The foreword frames two overreactions to church corruption:

  • Seekerism: “lay down all” ordinances until God restores them through a fresh sending (“new apostles”)—pious-sounding but liable to become paralysis.

  • Ranter impulse: contempt for outward authority sliding into “inner light” absolutism that dissolves moral boundaries—liberty turning into lawlessness.

On the baptism episode, the document argues Williams likely did not literally baptize himself. Instead, the usual reconstruction is that Williams was baptized by “Holyman/Holliman” (commonly identified as Ezekiel Holliman), and then Williams baptized Holliman and others—an improvised “restart.” It stresses methodological caution: hostile witnesses can be useful, but they aren’t notarized certificates.

Thomas Lechford is used as a near-contemporary witness to Massachusetts Bay’s coercive church–state system, giving concrete context for Williams’ liberty-of-conscience protest: Lechford shows what the Bay did; Williams supplies the principled critique.

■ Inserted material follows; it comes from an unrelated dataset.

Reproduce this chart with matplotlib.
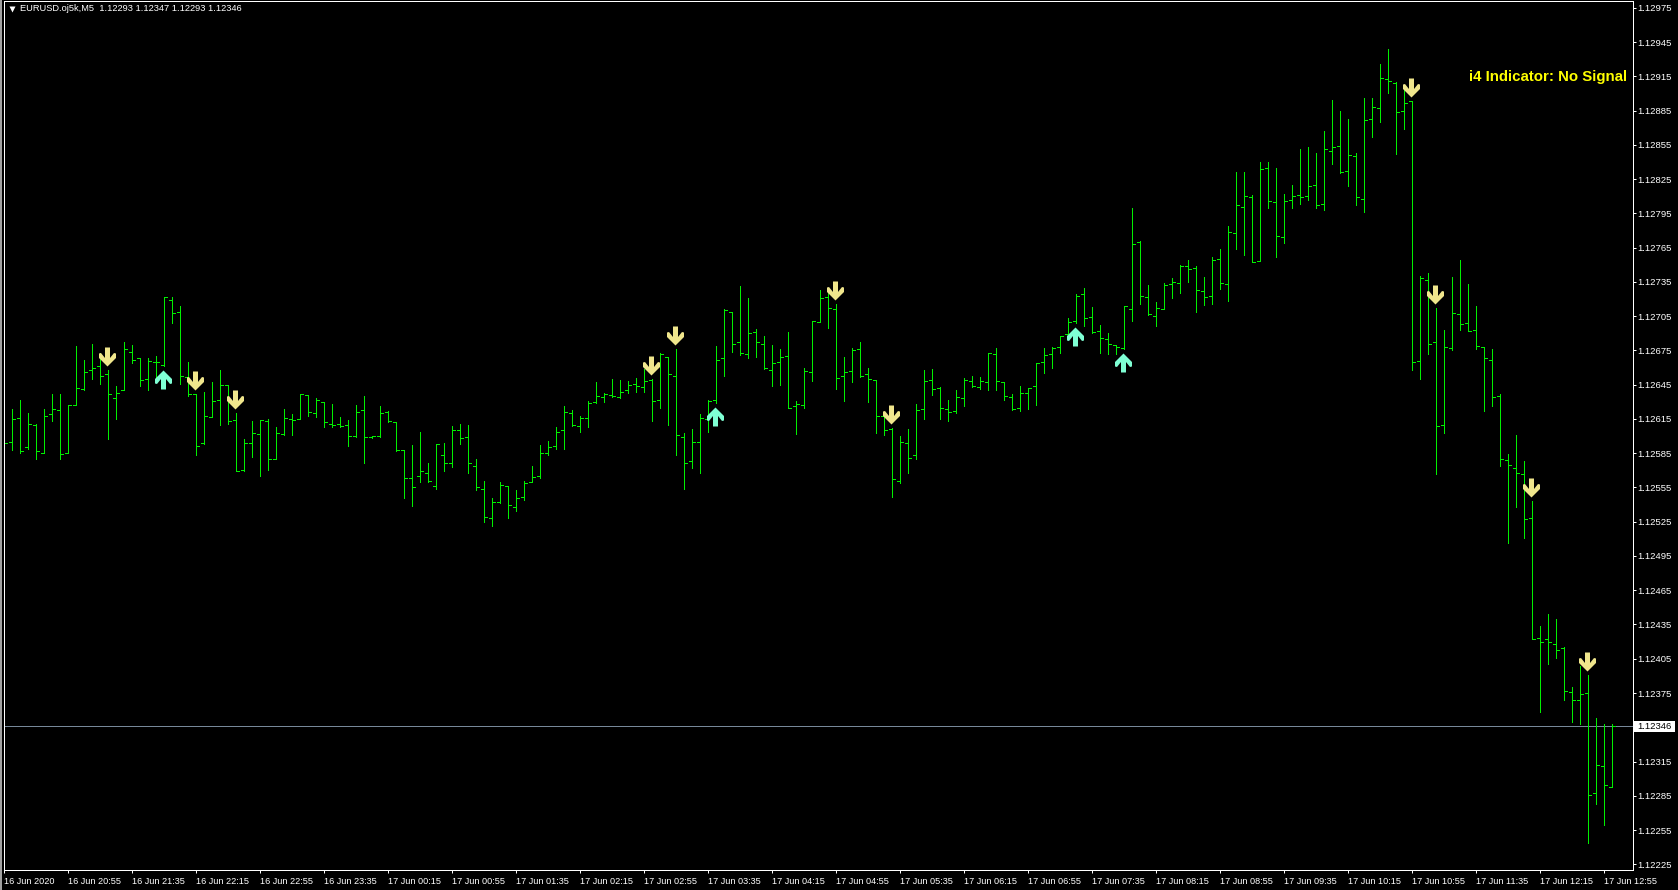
import numpy as np
import matplotlib
matplotlib.use('Agg')
import matplotlib.pyplot as plt
from matplotlib.path import Path

# EURUSD M5 bars, in points above 1.12000
opens = [596,595,616,590,610,585,619,623,585,627,
         641,658,661,654,633,640,674,668,650,665,
         662,719,709,652,637,594,617,632,645,614,
         570,594,602,613,580,602,615,615,636,620,
         630,611,611,610,600,623,599,600,621,612,
         588,563,565,568,556,583,576,605,599,574,
         554,528,542,556,538,547,560,565,585,591,
         605,620,609,616,630,634,636,634,640,646,
         643,649,632,669,653,599,578,595,615,632,
         668,709,682,672,691,681,658,665,670,626,
         627,656,700,722,711,653,657,676,654,649,
         618,606,561,594,583,624,649,642,624,622,
         633,648,643,647,672,647,634,625,638,644,
         665,672,678,689,701,724,704,692,685,680,
         677,711,770,722,705,711,733,734,749,747,
         727,723,755,733,778,801,809,753,835,805,
         774,807,811,810,820,803,850,854,832,845,
         808,878,887,913,909,885,893,666,737,682,
         610,677,707,699,693,678,667,635,579,572,
         567,528,423,422,418,414,376,369,375,287,
         311,293]
highs = [615,624,632,620,611,624,637,637,627,679,
         667,681,673,658,644,682,680,668,668,670,
         722,722,714,665,637,639,647,658,645,620,
         597,613,614,615,608,624,619,637,636,633,
         630,628,617,614,627,635,600,626,622,612,
         588,592,604,576,593,594,609,611,610,580,
         561,546,560,556,553,561,574,592,596,608,
         626,623,618,631,647,638,650,649,648,651,
         659,650,673,669,676,603,606,619,632,679,
         711,709,731,721,694,688,680,676,691,631,
         660,701,728,725,716,669,677,682,660,649,
         621,607,600,606,628,658,659,643,632,640,
         651,653,652,673,677,647,637,644,642,664,
         677,678,688,703,724,730,713,697,690,680,
         714,800,771,732,717,734,738,750,754,749,
         739,757,764,784,831,831,811,840,840,835,
         812,820,851,853,848,867,894,885,878,848,
         896,896,926,939,910,903,893,740,743,712,
         693,739,754,733,714,678,676,637,584,601,
         578,543,434,444,440,415,380,399,391,353,
         348,348]
lows = [583,588,585,589,580,585,613,580,585,627,
        640,650,646,597,615,640,664,644,640,651,
        661,699,646,635,583,593,617,610,611,569,
        569,582,565,570,580,601,601,615,618,617,
        608,608,608,591,599,576,598,599,612,587,
        546,539,560,560,554,569,573,593,568,553,
        525,521,541,528,534,544,560,563,583,589,
        589,609,604,608,629,630,634,633,638,639,
        639,613,625,610,583,554,572,568,604,629,
        653,674,671,668,669,659,644,645,625,602,
        625,648,700,695,641,631,647,652,630,603,
        601,547,559,568,580,615,636,615,613,620,
        626,643,641,640,640,632,623,622,624,627,
        655,660,673,687,699,696,690,673,672,672,
        676,701,716,706,696,711,721,725,735,709,
        715,716,729,718,764,759,752,753,800,757,
        769,800,803,807,800,798,838,830,819,802,
        796,862,875,900,847,869,658,650,672,567,
        603,675,693,692,676,622,626,574,506,538,
        511,422,358,400,406,369,350,348,244,278,
        259,293]
closes = [594,615,587,611,587,618,624,584,627,642,
          656,660,653,637,638,676,667,649,666,665,
          722,708,653,637,591,618,631,645,613,569,
          594,603,614,580,603,616,614,637,621,632,
          612,610,609,600,621,599,600,620,613,588,
          563,555,569,561,593,576,605,598,576,555,
          529,542,557,540,546,559,564,585,590,604,
          621,610,616,629,635,637,635,639,645,644,
          648,631,672,654,601,576,595,616,631,667,
          710,681,673,690,682,660,664,669,625,628,
          657,701,721,712,651,656,675,653,650,618,
          605,562,595,581,623,648,641,625,621,634,
          649,644,648,673,648,635,624,638,642,664,
          671,677,688,700,723,703,691,686,681,678,
          714,768,723,707,712,732,735,749,746,728,
          722,754,734,779,802,810,752,834,806,775,
          806,810,809,819,802,851,853,831,846,809,
          877,888,914,911,884,892,665,738,681,609,
          678,708,698,692,679,668,634,580,575,568,
          527,422,420,420,413,377,369,374,286,312,
          294,346]

# bars with signal arrows
down_bars = [13, 24, 29, 81, 84, 104, 111, 176, 179, 191, 198]
up_bars = [20, 89, 134, 140]

time_labels = ['16 Jun 2020', '16 Jun 20:55', '16 Jun 21:35', '16 Jun 22:15', '16 Jun 22:55',
               '16 Jun 23:35', '17 Jun 00:15', '17 Jun 00:55', '17 Jun 01:35', '17 Jun 02:15',
               '17 Jun 02:55', '17 Jun 03:35', '17 Jun 04:15', '17 Jun 04:55', '17 Jun 05:35',
               '17 Jun 06:15', '17 Jun 06:55', '17 Jun 07:35', '17 Jun 08:15', '17 Jun 08:55',
               '17 Jun 09:35', '17 Jun 10:15', '17 Jun 10:55', '17 Jun 11:35', '17 Jun 12:15',
               '17 Jun 12:55']
price_ticks = [1.12975, 1.12945, 1.12915, 1.12885, 1.12855, 1.12825, 1.12795, 1.12765, 1.12735,
               1.12705, 1.12675, 1.12645, 1.12615, 1.12585, 1.12555, 1.12525, 1.12495, 1.12465,
               1.12435, 1.12405, 1.12375, 1.12345, 1.12315, 1.12285, 1.12255, 1.12225]
last_price = 1.12346

W, H = 1678, 890
DPI = 100
FONT = 'Liberation Sans'
GREEN = '#00F000'

def to_price(points):
    return 1.12 + np.array(points) / 1e5

o, h, l, c = to_price(opens), to_price(highs), to_price(lows), to_price(closes)
x = np.arange(len(o))

fig = plt.figure(figsize=(W / DPI, H / DPI), dpi=DPI, facecolor='black')
# chart frame, placed in pixels
left, right, top, bottom = 4, 1632.5, 1, 870
ax = fig.add_axes([left / W, 1 - bottom / H, (right - left) / W, (bottom - top) / H], facecolor='black')
ax.set_xlim((left - 4) / 8, (right - 4) / 8)
ax.set_ylim(1.12220, 1.12981)

ax.axhline(last_price, color='#778899', lw=0.72, zorder=1)

# OHLC bars
line_kw = dict(colors=GREEN, linewidth=0.72, antialiased=False, zorder=2)
ax.vlines(x, l, h, **line_kw)
ax.hlines(o, x - 0.375, x, **line_kw)
ax.hlines(c, x, x + 0.375, **line_kw)

# signal arrows, marker vertices are pixels from the bar end
gap = 4
down_shape = [(-1, gap), (-9.5, gap + 8.5), (-9.5, gap + 13), (-7.5, gap + 13.5), (-3.5, gap + 8.5),
              (-3.5, gap + 19), (1.5, gap + 19), (1.5, gap + 8.5), (5.5, gap + 13.5), (7.5, gap + 13),
              (7.5, gap + 8.5), (-1, gap)]
up_shape = [(vx, -vy) for vx, vy in down_shape]
marker_size = 2 * (gap + 19) * 72 / DPI
ax.plot(x[down_bars], h[down_bars], ls='none', marker=Path(down_shape), ms=marker_size,
        mfc='#F0E68C', mec='none', zorder=3)
ax.plot(x[up_bars], l[up_bars], ls='none', marker=Path(up_shape), ms=marker_size,
        mfc='#7FFFD4', mec='none', zorder=3)

for name, spine in ax.spines.items():
    spine.set_color('white')
    spine.set_linewidth(0.72)

ax.yaxis.tick_right()
ax.set_yticks(price_ticks)
ax.set_yticklabels(['%.5f' % p for p in price_ticks], fontname=FONT, fontsize=6.8, color='white')
ax.set_xticks(x[::8])
ax.set_xticklabels(time_labels, fontname=FONT, fontsize=6.6, color='white', ha='left')
ax.tick_params(axis='y', length=2.2, width=0.72, color='white', pad=1.6)
ax.tick_params(axis='x', length=2.2, width=0.72, color='white', pad=2.5)

# last price box on the scale
fig.add_artist(plt.Rectangle((1634 / W, 1 - 732 / H), 41 / W, 11 / H, transform=fig.transFigure,
                             facecolor='white', edgecolor='none', zorder=5))
fig.text(1654.5 / W, 1 - 726.5 / H, '%.5f' % last_price, fontname=FONT, fontsize=6.8, color='black',
         ha='center', va='center', zorder=6)
# left window edge
fig.add_artist(plt.Rectangle((0, 0), 2 / W, 1, transform=fig.transFigure,
                             facecolor='#A0A0A0', edgecolor='none'))

# chart header
ax.plot([0.005], [0.991], transform=ax.transAxes, marker='v', ms=4.5, color='white', mec='none', clip_on=False)
fig.text(20 / W, 1 - 8.5 / H, 'EURUSD.oj5k,M5  1.12293 1.12347 1.12293 1.12346', fontname=FONT,
         fontsize=6.7, color='white', ha='left', va='center')
fig.text(1627 / W, 1 - 77 / H, 'i4 Indicator: No Signal', fontname=FONT, fontweight='bold',
         fontsize=10.8, color='#FFFF00', ha='right', va='center')

fig.savefig('out.png', dpi=DPI, facecolor='black')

The documentary “spine” for Williams’ mature position is his 1649 letter: he can say dipping comes nearer Christ’s first practice, yet he has “no satisfaction” in the authority by which it’s done. That becomes the bridge into classic Seeker logic: not “water is wrong,” but “the commission is missing or unprovable.”

On Providence Baptist history, it outlines the Five- vs Six-Principle split as a communion dispute over laying on of hands after baptism (Heb. 6:1–2 used as the key text), and notes the important interpretive point that Hebrews 6:2’s language can refer to broader “washings,” weakening “Heb. 6 = mandatory ordinance checklist” arguments.

Finally, it maps the broader ecology of radicalism: Ranters (often known through hostile pamphlets, so the label can be polemical, yet real writers and themes exist), plus the New Model Army as a crucible where political crisis and religious experimentation cross-pollinated.